An Assembly Line for Code
At its core, instruction pipelining is a simple but brilliant idea for improving a processor's efficiency. Think of it like an assembly line in a factory. Instead of one worker building an entire car from start to finish, the process is broken down into
stages. One worker installs the engine, another mounts the wheels, and a third paints the body, all at the same time on different cars. Pipelining does the same for computer instructions. A processor breaks down the execution of an instruction into a series of smaller steps—like fetching it from memory, decoding it, executing the operation, and writing back the result. By overlapping these stages for multiple instructions, the CPU can complete, on average, one instruction per clock cycle, dramatically increasing its throughput. This method has been a cornerstone of CPU design for decades, allowing for massive performance gains without simply cranking up clock speeds.

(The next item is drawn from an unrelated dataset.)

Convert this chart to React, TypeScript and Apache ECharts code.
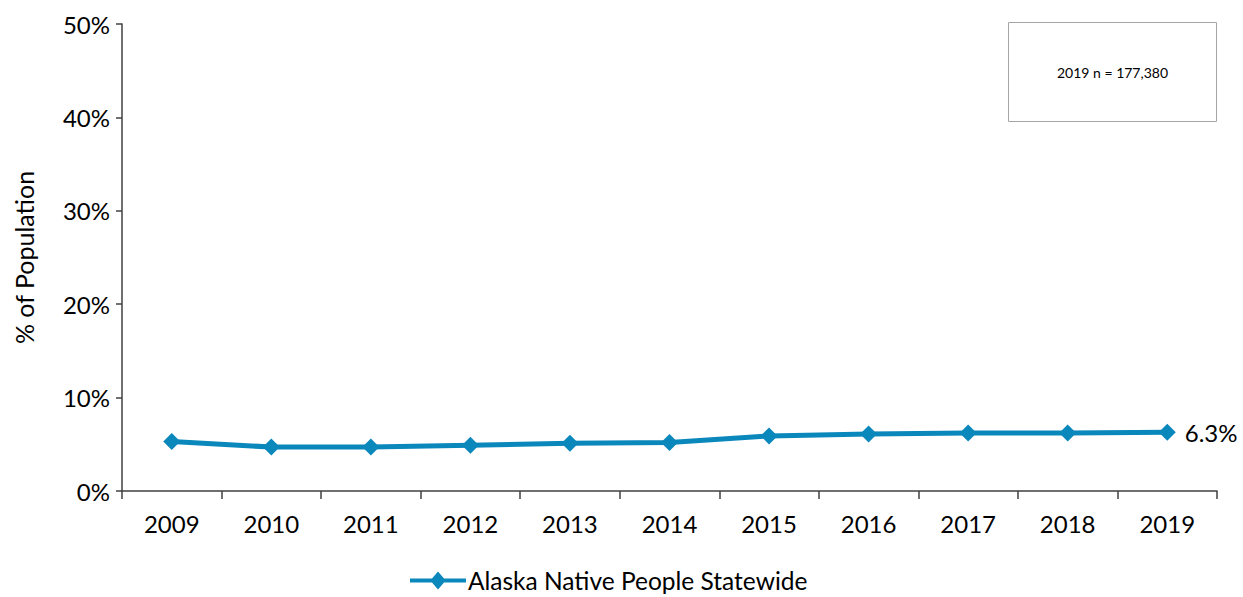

The 'Deeper is Better' Philosophy
One camp of engineers argues that the path forward is to refine and extend this classic model. This school of thought, often associated with high-performance, general-purpose CPUs, believes in creating 'deeper' and 'wider' pipelines. Deeper pipelines break the instruction process into even more, smaller stages—some processors have had pipelines with over 30 stages. Each stage is simpler and can therefore be completed faster, allowing for a higher overall clock speed. This approach also favors complex techniques like out-of-order and speculative execution, where the processor intelligently reorders upcoming instructions and even makes educated guesses about which code to execute next to keep the pipeline full and running at maximum capacity. For tasks that rely heavily on single-thread speed—running a complex desktop application or a traditional video game, for example—this 'brute force' approach to instruction-level parallelism (ILP) has historically been very effective.
The 'Smarter, Not Harder' Counterargument
A growing number of engineers, however, are pushing back against ever-deeper pipelines. This group argues that the quest for deeper pipelines has led to diminishing returns. Extremely long pipelines are complex, consume a tremendous amount of power, and can suffer huge performance penalties when the processor guesses wrong (a 'pipeline stall' or 'bubble'). This camp champions a different kind of parallelism: data-level and thread-level parallelism. Instead of trying to squeeze every last drop of performance from a single, complex core, this philosophy favors using many simpler, more power-efficient cores working in parallel. This is the logic behind modern GPUs, which use thousands of simple cores to process massive datasets simultaneously. It’s also influenced by the rise of AI, where workloads often involve performing the same operation on huge amounts of data—a task perfect for this parallel approach.
A Fork in the Road for Silicon
This disagreement isn't just academic; it's shaping the chips that power our world. The 'deeper is better' philosophy still drives the design of many high-end CPUs from companies like Intel and AMD, which need to maintain peak single-core performance for legacy software. The 'smarter, not harder' approach is visible in Apple's M-series processors, which are lauded for their blend of high performance and remarkable power efficiency, achieved through a balance of moderately deep pipelines and specialized processing units. It is also the driving force behind the explosion of custom AI accelerators and the architecture of GPUs from companies like NVIDIA. These chips are designed to excel at data parallelism, often at the expense of single-thread speed. The future, it seems, won't be a single victor but a diversification, with specialized processors designed with the right pipeline strategy for each specific task.